◆ Stored data:
================================

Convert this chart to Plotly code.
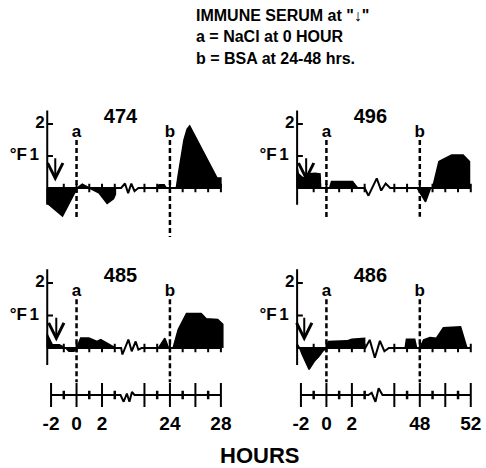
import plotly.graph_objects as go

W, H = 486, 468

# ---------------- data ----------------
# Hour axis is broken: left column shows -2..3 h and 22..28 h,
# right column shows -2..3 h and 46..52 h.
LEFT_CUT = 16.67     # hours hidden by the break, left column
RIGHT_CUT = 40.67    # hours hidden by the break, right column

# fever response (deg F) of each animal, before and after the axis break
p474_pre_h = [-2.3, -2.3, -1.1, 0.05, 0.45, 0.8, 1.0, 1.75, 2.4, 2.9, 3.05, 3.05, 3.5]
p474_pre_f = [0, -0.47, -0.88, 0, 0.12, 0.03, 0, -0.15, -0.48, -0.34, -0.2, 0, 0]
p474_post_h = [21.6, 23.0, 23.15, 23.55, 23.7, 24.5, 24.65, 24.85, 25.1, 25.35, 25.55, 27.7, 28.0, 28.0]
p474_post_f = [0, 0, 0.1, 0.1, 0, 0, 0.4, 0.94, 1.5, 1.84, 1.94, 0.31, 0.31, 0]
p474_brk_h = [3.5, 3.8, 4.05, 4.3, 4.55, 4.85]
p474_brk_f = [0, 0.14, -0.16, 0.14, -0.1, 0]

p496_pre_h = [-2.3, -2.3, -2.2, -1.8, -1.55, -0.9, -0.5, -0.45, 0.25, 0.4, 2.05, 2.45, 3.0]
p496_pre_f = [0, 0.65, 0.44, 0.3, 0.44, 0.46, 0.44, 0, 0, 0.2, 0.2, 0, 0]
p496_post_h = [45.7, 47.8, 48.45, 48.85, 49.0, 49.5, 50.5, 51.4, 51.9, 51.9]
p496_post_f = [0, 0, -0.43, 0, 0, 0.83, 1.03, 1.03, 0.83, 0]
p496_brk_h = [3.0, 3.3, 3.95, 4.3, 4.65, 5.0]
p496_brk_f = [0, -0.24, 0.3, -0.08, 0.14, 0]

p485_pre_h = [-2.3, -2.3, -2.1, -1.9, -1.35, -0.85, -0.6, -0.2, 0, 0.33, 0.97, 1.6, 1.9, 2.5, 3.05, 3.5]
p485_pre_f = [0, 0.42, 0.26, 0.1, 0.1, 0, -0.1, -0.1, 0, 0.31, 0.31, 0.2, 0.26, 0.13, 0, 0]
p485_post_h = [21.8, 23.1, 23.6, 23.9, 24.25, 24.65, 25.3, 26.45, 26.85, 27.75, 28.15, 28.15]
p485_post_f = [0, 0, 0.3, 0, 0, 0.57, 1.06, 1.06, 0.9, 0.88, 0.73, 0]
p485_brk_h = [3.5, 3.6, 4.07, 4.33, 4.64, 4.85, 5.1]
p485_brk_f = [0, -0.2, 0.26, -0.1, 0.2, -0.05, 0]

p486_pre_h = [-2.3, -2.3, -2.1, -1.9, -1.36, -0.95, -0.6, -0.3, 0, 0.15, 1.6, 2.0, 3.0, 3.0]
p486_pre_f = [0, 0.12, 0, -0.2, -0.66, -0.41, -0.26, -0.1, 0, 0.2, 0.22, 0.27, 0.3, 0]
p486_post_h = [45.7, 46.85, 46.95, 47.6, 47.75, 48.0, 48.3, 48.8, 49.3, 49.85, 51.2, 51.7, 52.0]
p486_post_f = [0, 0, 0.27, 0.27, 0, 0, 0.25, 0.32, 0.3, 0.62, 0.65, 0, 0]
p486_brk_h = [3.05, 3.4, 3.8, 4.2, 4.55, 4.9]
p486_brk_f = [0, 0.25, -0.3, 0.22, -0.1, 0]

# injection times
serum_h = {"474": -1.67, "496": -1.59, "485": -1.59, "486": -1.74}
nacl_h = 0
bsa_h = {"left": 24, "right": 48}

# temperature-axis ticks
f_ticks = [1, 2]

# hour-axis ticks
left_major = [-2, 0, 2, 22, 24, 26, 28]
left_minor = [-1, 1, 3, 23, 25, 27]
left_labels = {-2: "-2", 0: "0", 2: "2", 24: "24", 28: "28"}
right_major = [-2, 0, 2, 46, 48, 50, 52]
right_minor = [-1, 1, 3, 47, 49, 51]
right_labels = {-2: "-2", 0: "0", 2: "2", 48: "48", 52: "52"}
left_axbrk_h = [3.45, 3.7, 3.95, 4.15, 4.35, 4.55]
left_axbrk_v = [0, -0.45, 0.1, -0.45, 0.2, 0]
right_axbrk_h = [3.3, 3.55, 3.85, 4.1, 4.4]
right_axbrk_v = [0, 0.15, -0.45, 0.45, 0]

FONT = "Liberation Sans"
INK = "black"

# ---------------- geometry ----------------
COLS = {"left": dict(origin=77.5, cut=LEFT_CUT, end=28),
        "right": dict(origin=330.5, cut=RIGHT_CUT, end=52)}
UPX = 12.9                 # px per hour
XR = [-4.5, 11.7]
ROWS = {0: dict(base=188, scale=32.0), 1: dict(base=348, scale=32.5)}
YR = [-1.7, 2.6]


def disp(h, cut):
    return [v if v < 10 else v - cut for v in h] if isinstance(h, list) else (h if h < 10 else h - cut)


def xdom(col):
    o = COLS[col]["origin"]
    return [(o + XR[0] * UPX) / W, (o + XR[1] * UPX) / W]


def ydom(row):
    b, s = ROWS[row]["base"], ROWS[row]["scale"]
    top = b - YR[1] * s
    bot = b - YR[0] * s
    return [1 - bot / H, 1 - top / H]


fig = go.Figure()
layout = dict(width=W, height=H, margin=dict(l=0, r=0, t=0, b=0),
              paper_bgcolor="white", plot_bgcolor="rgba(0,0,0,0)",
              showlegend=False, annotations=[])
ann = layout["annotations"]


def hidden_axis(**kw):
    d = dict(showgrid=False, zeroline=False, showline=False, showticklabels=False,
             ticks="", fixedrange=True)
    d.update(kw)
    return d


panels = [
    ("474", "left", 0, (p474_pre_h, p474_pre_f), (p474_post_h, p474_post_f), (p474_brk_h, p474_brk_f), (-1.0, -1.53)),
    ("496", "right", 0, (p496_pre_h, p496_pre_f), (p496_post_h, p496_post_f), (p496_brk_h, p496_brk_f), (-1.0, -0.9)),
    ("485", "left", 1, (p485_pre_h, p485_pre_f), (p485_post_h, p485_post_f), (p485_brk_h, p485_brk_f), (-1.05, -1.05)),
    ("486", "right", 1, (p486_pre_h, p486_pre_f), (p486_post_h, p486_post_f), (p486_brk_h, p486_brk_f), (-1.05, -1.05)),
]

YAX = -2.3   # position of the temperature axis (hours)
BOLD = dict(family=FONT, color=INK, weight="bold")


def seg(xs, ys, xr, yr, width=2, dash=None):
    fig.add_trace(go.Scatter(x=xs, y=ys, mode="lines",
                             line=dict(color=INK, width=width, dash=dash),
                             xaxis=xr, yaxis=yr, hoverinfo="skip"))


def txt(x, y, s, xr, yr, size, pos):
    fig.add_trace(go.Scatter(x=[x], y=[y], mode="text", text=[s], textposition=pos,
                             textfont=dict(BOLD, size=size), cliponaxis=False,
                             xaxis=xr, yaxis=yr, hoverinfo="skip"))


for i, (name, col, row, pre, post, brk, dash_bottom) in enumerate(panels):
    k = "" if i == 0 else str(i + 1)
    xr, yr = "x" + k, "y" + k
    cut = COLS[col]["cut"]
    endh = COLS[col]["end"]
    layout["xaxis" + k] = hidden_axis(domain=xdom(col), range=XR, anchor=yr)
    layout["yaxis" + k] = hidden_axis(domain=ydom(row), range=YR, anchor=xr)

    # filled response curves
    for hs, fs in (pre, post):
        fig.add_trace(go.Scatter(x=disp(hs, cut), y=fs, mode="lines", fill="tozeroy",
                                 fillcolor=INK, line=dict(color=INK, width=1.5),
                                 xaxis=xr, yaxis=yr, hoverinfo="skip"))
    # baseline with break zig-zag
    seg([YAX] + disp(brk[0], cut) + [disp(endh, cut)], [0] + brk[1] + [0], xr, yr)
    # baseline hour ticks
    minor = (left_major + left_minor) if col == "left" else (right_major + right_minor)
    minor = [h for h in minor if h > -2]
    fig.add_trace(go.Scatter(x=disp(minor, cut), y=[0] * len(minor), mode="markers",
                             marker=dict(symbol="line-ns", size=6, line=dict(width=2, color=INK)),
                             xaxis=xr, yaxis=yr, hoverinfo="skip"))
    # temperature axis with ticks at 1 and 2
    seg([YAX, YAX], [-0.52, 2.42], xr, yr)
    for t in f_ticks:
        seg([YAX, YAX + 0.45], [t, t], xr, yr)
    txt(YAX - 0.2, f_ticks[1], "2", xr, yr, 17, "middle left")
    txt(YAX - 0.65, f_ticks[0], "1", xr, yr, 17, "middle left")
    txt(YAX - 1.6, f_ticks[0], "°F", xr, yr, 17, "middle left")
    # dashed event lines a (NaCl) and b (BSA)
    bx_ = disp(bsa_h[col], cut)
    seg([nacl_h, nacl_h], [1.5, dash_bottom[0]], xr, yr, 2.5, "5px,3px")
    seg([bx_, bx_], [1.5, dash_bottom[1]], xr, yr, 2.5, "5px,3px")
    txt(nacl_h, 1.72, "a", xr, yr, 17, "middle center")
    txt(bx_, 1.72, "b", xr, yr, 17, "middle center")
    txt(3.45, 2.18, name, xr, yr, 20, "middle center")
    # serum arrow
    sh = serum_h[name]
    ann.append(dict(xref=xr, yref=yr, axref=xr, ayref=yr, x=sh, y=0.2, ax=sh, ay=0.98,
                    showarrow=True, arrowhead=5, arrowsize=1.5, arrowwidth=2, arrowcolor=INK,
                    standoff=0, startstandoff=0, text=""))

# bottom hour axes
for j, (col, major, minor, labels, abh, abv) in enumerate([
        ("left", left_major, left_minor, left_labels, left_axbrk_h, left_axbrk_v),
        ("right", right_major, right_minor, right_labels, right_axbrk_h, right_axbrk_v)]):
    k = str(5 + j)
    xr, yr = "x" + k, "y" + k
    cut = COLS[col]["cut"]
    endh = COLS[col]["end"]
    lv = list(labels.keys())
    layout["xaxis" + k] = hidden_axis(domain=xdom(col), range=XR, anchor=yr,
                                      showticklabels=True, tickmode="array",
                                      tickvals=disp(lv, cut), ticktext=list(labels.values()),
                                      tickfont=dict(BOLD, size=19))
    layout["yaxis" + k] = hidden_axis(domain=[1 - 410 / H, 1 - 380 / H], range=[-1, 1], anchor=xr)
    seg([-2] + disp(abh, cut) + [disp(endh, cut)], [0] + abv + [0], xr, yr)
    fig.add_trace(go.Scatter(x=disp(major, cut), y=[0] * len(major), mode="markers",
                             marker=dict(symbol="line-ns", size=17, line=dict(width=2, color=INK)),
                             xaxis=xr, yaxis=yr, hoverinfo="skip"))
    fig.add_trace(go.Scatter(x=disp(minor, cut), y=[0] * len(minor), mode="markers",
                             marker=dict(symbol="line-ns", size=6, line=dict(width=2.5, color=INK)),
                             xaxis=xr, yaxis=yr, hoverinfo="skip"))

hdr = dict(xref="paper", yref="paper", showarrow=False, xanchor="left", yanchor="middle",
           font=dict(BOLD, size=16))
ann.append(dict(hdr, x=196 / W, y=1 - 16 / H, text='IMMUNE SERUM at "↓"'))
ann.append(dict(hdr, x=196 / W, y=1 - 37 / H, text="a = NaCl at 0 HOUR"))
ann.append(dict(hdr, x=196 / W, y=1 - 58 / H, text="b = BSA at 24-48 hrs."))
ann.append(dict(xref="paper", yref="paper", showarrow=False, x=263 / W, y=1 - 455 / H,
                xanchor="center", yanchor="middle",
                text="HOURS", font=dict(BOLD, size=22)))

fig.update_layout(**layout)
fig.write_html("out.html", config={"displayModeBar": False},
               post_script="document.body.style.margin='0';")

================================

Copy exactly the lines running from the beginning of the listing through the line that has "p474_brk_f = [0, 0.14, -0.16, 0.14, -0.1, 0]". Drop the pictures.

Convert this chart to Plotly code.
import plotly.graph_objects as go

W, H = 486, 468

# ---------------- data ----------------
# Hour axis is broken: left column shows -2..3 h and 22..28 h,
# right column shows -2..3 h and 46..52 h.
LEFT_CUT = 16.67     # hours hidden by the break, left column
RIGHT_CUT = 40.67    # hours hidden by the break, right column

# fever response (deg F) of each animal, before and after the axis break
p474_pre_h = [-2.3, -2.3, -1.1, 0.05, 0.45, 0.8, 1.0, 1.75, 2.4, 2.9, 3.05, 3.05, 3.5]
p474_pre_f = [0, -0.47, -0.88, 0, 0.12, 0.03, 0, -0.15, -0.48, -0.34, -0.2, 0, 0]
p474_post_h = [21.6, 23.0, 23.15, 23.55, 23.7, 24.5, 24.65, 24.85, 25.1, 25.35, 25.55, 27.7, 28.0, 28.0]
p474_post_f = [0, 0, 0.1, 0.1, 0, 0, 0.4, 0.94, 1.5, 1.84, 1.94, 0.31, 0.31, 0]
p474_brk_h = [3.5, 3.8, 4.05, 4.3, 4.55, 4.85]
p474_brk_f = [0, 0.14, -0.16, 0.14, -0.1, 0]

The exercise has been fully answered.